In the Matter of the Estate of WINIFRED MILLER, Deceased. ANNIE SAUL et al., Appellants, v. W. R. MILLER, Respondent.


John B. Ehlen for Appellants.

E. R. Hoerchner and Frank J. Fontes for Respondent.


Gray, J., pro tem.

The present controversy was submitted upon an agreed statement, in which the following facts appear: Ellis M. Miller died, leaving a widow, Winifred Miller, who only survived him for approximately two weeks. At his death he was a member in good standing of the Widows' and Orphans' Aid Association of the San Francisco Police Department. He had paid membership fees and dues from community funds. The association's constitution authorized each member to designate the person whom he desired to receive the moneys which were payable on his death and to change such designation. It also provided that upon the death of a member there should be paid the sum of $2,500 to his widow if no person had been designated by him. The deceased husband had never made such designation. The association had paid the money to the administrator of the wife's estate. Upon the hearing of the petition for distribution of her estate, respondent W. R. Miller claimed that as the money was community property of the husband and wife, he as the sole heir of the husband was entitled to one-half under section 228 of the Probate Code, and appellants Annie, Mary and Christopher Saul, claimed that, as the money was the wife's separate property, they, as her sole heirs, should [23 Cal. App. 2d 18] receive the whole thereof. The decree of distribution, from which the present appeal is taken, awarded, upon the theory that it was community property, one-half of the money to respondent and the other half to appellants.
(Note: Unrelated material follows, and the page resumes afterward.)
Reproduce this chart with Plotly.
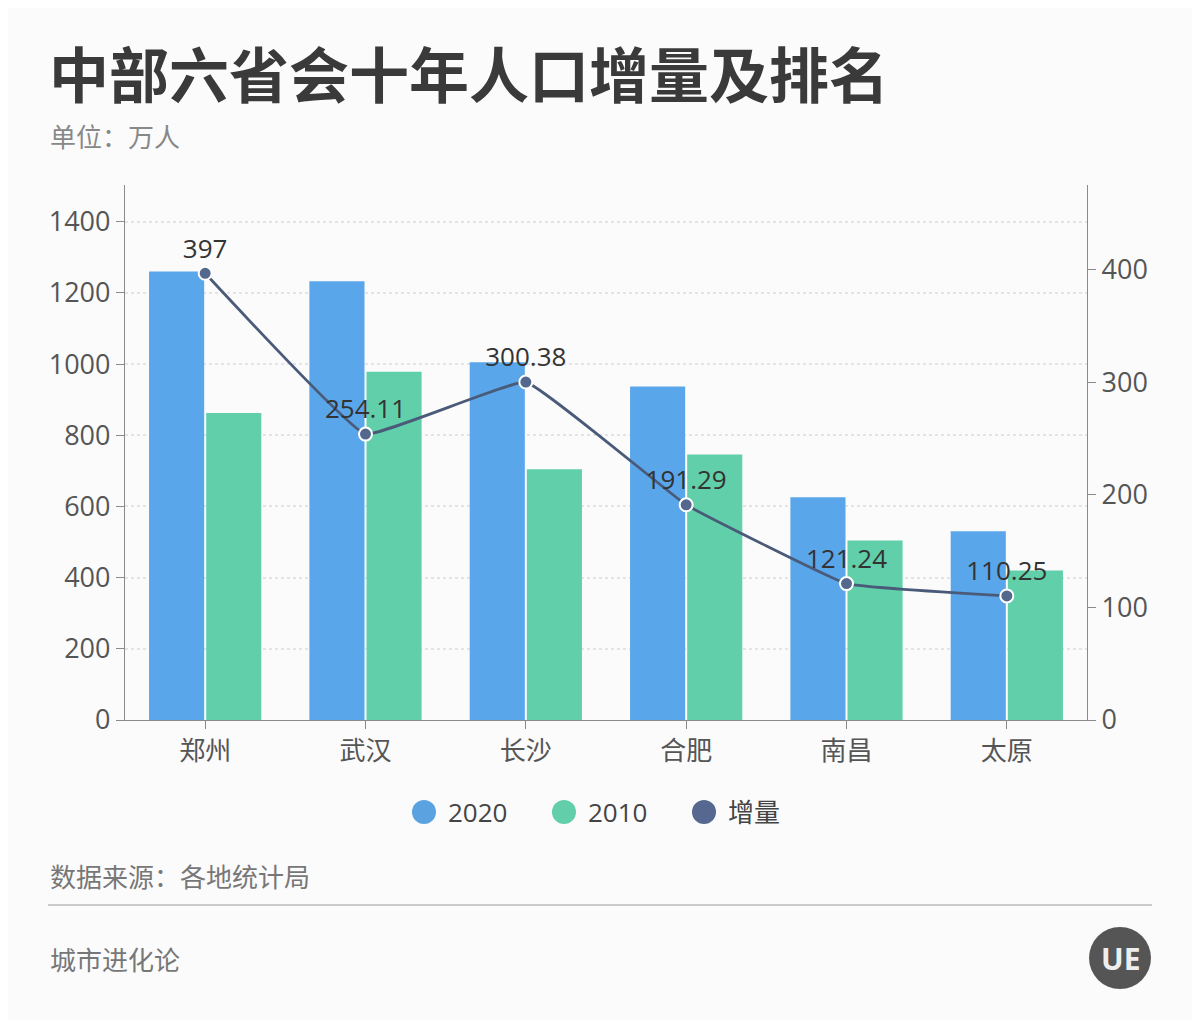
import plotly.graph_objects as go

cities = ["郑州", "武汉", "长沙", "合肥", "南昌", "太原"]
pop_2020 = [1260.06, 1232.65, 1004.79, 936.99, 625.50, 530.41]
pop_2010 = [862.65, 978.54, 704.41, 745.70, 504.26, 420.16]
increase = [397, 254.11, 300.38, 191.29, 121.24, 110.25]
increase_labels = ["397", "254.11", "300.38", "191.29", "121.24", "110.25"]
left_ticks = [0, 200, 400, 600, 800, 1000, 1200, 1400]
right_ticks = [0, 100, 200, 300, 400]

# page body margin offset (figure is drawn at (8, 8) in the window)
OFF = 8
W, H = 1200 - OFF, 1020 - OFF
# plot area in screen pixels: x 125..1087, y 185..720
PL, PR, PT, PB = 125, 1087, 185, 720
ML, MT = PL - OFF, PT - OFF
MR, MB = W - (PR - OFF), H - (PB - OFF)
PW, PH = PR - PL, PB - PT


def px(x):
    return (x - PL) / PW


def py(y):
    return (PB - y) / PH


C2020 = "#5AA6EA"
C2010 = "#61D0AA"
CLINE = "#4A5B7A"
FONT = "Open Sans, Noto Sans CJK SC, sans-serif"
CJK = "Noto Sans CJK SC, sans-serif"

fig = go.Figure()
fig.add_trace(go.Bar(x=cities, y=pop_2020, name="2020", marker=dict(color=C2020, line=dict(width=0)),
                     showlegend=False))
fig.add_trace(go.Bar(x=cities, y=pop_2010, name="2010", marker=dict(color=C2010, line=dict(width=0)),
                     showlegend=False))
fig.add_trace(go.Scatter(x=cities, y=increase, name="增量", yaxis="y2", mode="lines+markers+text",
                         line=dict(color=CLINE, width=2.8, shape="spline", smoothing=0.25),
                         marker=dict(size=13, color="#53688C", line=dict(color="white", width=2)),
                         text=increase_labels, textposition="top center",
                         textfont=dict(size=26, color="#333333", family=FONT),
                         showlegend=False, cliponaxis=False))

fig.update_layout(
    width=W, height=H,
    margin=dict(l=ML, r=MR, t=MT, b=MB, pad=0),
    paper_bgcolor="#FBFBFC", plot_bgcolor="#FBFBFC",
    barmode="group", bargap=0.2875, bargroupgap=0.035,
    font=dict(family=FONT, color="#555555"),
    xaxis=dict(showline=True, linecolor="#8A8A8A", linewidth=1.2, ticks="outside", ticklen=8,
               tickcolor="#8A8A8A", tickfont=dict(size=26, color="#555555", family=CJK),
               range=[-0.5, 5.5], showgrid=False, zeroline=False),
    yaxis=dict(range=[0, 1503], tickvals=left_ticks, showline=True, linecolor="#8A8A8A", linewidth=1.2,
               ticks="outside", ticklen=8, tickcolor="#8A8A8A",
               tickfont=dict(size=27, color="#555555", family=FONT),
               showgrid=True, gridcolor="#E4E4E8", griddash="dot", gridwidth=1.5, zeroline=False),
    yaxis2=dict(range=[0, 475.5], tickvals=right_ticks, overlaying="y", side="right", showline=True,
                linecolor="#8A8A8A", linewidth=1.2, ticks="outside", ticklen=8, tickcolor="#8A8A8A",
                tickfont=dict(size=27, color="#555555", family=FONT), showgrid=False, zeroline=False),
)

annotations = [
    dict(text="<b>中部六省会十年人口增量及排名</b>", x=px(47), y=py(72), xanchor="left", yanchor="middle",
         font=dict(size=60, color="#3A3A3A", family=CJK)),
    dict(text="单位：万人", x=px(48), y=py(135), xanchor="left", yanchor="middle",
         font=dict(size=26, color="#888888", family=CJK)),
    dict(text="数据来源：各地统计局", x=px(48), y=py(875), xanchor="left", yanchor="middle",
         font=dict(size=26, color="#777777", family=CJK)),
    dict(text="城市进化论", x=px(48), y=py(958), xanchor="left", yanchor="middle",
         font=dict(size=26, color="#777777", family=CJK)),
    dict(text="<b>UE</b>", x=px(1120), y=py(958), xanchor="center", yanchor="middle",
         font=dict(size=30, color="#EEEEEE", family=FONT)),
]
shapes = [
    dict(type="line", xref="paper", yref="paper", x0=px(48), x1=px(1152), y0=py(905), y1=py(905),
         line=dict(color="#BBBBBB", width=1.5)),
    dict(type="circle", xref="paper", yref="paper", x0=px(1089), x1=px(1151), y0=py(989), y1=py(927),
         fillcolor="#555555", line=dict(width=0)),
]

legend_items = [("2020", "#5BA3E0", 424), ("2010", "#62CFAA", 564), ("增量", "#56688F", 704)]
for name, col, cx in legend_items:
    shapes.append(dict(type="circle", xref="paper", yref="paper", x0=px(cx - 12), x1=px(cx + 12),
                       y0=py(812 + 12), y1=py(812 - 12), fillcolor=col, line=dict(width=0)))
    annotations.append(dict(text=name, x=px(cx + 22), y=py(812), xanchor="left", yanchor="middle",
                            font=dict(size=26, color="#444444", family=FONT)))

for a in annotations:
    a.update(xref="paper", yref="paper", showarrow=False)
fig.update_layout(annotations=annotations, shapes=shapes)

fig.write_html("out.html")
[1] The payment of the membership fee and dues by the husband from community funds impressed the money payable upon his death with the same character of community property. The designation of his beneficiary initiated an inchoate gift of such money to the beneficiary, which became complete upon his death, without a change in such designation. (Travelers Ins. Co. v. Fancher, 219 Cal. 351 [26 PaCal.2d 482].) Until the husband exercised his right to designate his beneficiary the association's constitution named his wife as such beneficiary. (45 Cor. Jur. 190.) [2] Since he could give community property to his wife and thereby convert it into her separate property, it is apparent that the proceeds of the life insurance vested in her, upon his death, as her separate property. (Jenkins v. Jenkins, 112 Cal. App. 402 [297 P. 56]; Mazman v. Brown, 12 Cal. App. 2d 272 [55 PaCal.2d 539].) [3] Section 228 of the Probate Code is not applicable to community property which the husband, by gift, has converted into his wife's separate property. (Estate of McCauley, 138 Cal. 546 [71 P. 458]; Estate of Simonton, 183 Cal. 53 [190 P. 442]; In re Kessler, 217 Cal. 32 [17 PaCal.2d 117].) [4] Because the money paid by the association was the deceased wife's separate property, appellants were entitled to the distribution of the whole thereof and respondent was not entitled to one-half thereof.

The decree of distribution is reversed with instructions to enter a decree distributing the balance of such money remaining in the estate to appellants.

Spence, Acting P. J., and Sturtevant, J., concurred.